Vale ended the fourth quarter of 2025 with a loss of US$3.8 billion, widening the loss recorded in the same period a year earlier, of US$694 million. For the year, net profit fell 62% to US$2.3 billion.
In its financial report, Vale attributed these figures to three factors. The first was a US$449 million increase in provisions related to updates in the lawsuit against Samarco in the United Kingdom.
The second component was a $3.5 billion write-down on Vale Base Metals' nickel assets in Canada, due to a downward revision of the commodity's long-term price assumptions based on market estimates.
Vale also highlighted a US$2.8 billion reduction resulting from the write-down of deferred taxes from subsidiaries. And that, excluding all these effects, it would have recorded a pro forma net profit of US$1.5 billion between October and December, and US$7.7 billion for the year.
The company's shares opened trading on the B3 stock exchange with a drop of more than 2% this Friday, February 13th. They were down 2.16% around 2:40 PM. However, according to Marcelo Bacci , CFO of Vale, this performance is not related to these and other figures in the financial report.
“We are in the commodities market, where there is a very strong correlation between the stock price and the product price,” Bacci stated in a conversation with journalists earlier today. “And today, iron ore is falling, in the range of US$99. So, it’s necessary to put this into perspective.”
The executive continued: “It’s important to look at a longer period, such as the last 12 months, at the level of recovery that our share price has had. And that reflects the more favorable market outlook and also what we have been doing from an operational point of view,” he said.
Vale's shares have appreciated by more than 59% in the last 12 months, giving the mining company a market value of R$ 372.6 billion.
In the most recent chapter behind this trajectory, Vale once again reported good operational figures, reinforcing the equation of increased production volume and realized prices coupled with reduced costs.
In production, for example, iron ore reached a volume of 336 million tons in the year, a growth of 2.6%. In copper and nickel, the increases were 9.8% and 10.8%, respectively.
“We managed to meet all the guidance we gave to the market regarding production and costs,” said Bacci. “And we achieved cost reductions in all segments.”
Following this trend, Vale reported adjusted EBITDA of US$4.5 billion in the fourth quarter, up 21% compared to the same period a year earlier, and above consensus projections. For the year, the indicator grew 4%, to US$15.4 billion.
Recurring free cash flow, in turn, advanced 107% between October and December, to US$1.6 billion, and 26% in 2025, to US$4.7 billion. Meanwhile, the expanded net debt of US$15.5 billion represented a 5% reduction over 2024 and a 6% reduction compared to the third quarter of last year.
“We have evolved on all fronts and delivered on all our promises,” the CFO noted. “And we are starting 2026 in a very favorable moment for the company.”
Solid results and sprint
In its report, BTG Pactual highlighted that expectations for the financial results were quite high and that Vale delivered the results everyone was expecting, with a solid set of indicators, including EBITDA, free cash flow generation, and a reduction in its debt.
Regarding the accounting write-down of nickel assets in Canada, the bank noted that the move was not surprising, given that the commodity had been declining for so many years, with the market undervaluing its price.

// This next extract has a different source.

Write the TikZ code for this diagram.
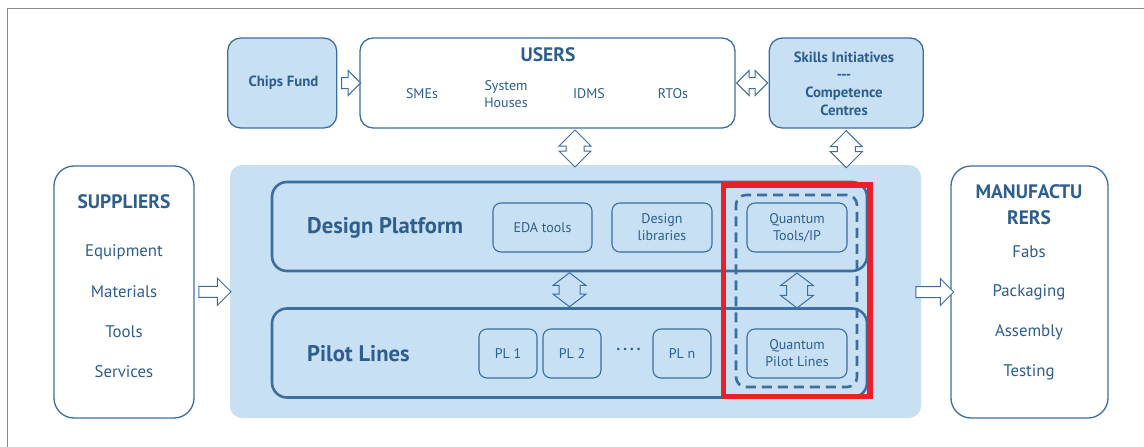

It added:
"Vale continues to deliver results, quarter after quarter, and regain investor confidence, which, combined with the inflow of foreign capital into the Ibovespa and the rise in metal prices, has fueled its 'sprint' of approximately 60% in the last six months," wrote BTG.
XP, in turn, highlighted that the results reinforce Vale's "solid operational momentum," especially in its base metals division, where the company presented better results in both copper and nickel, in addition to meeting its iron ore cost projections.
"That said, although the assessment points to a negative capital asymmetry relative to commodities, we see the momentum remaining supported by continuous flows of foreign capital, an attractive relative valuation compared to peers, and expectations of solid results in the future," noted XP, with a neutral recommendation and a target price of R$ 71 for the stock.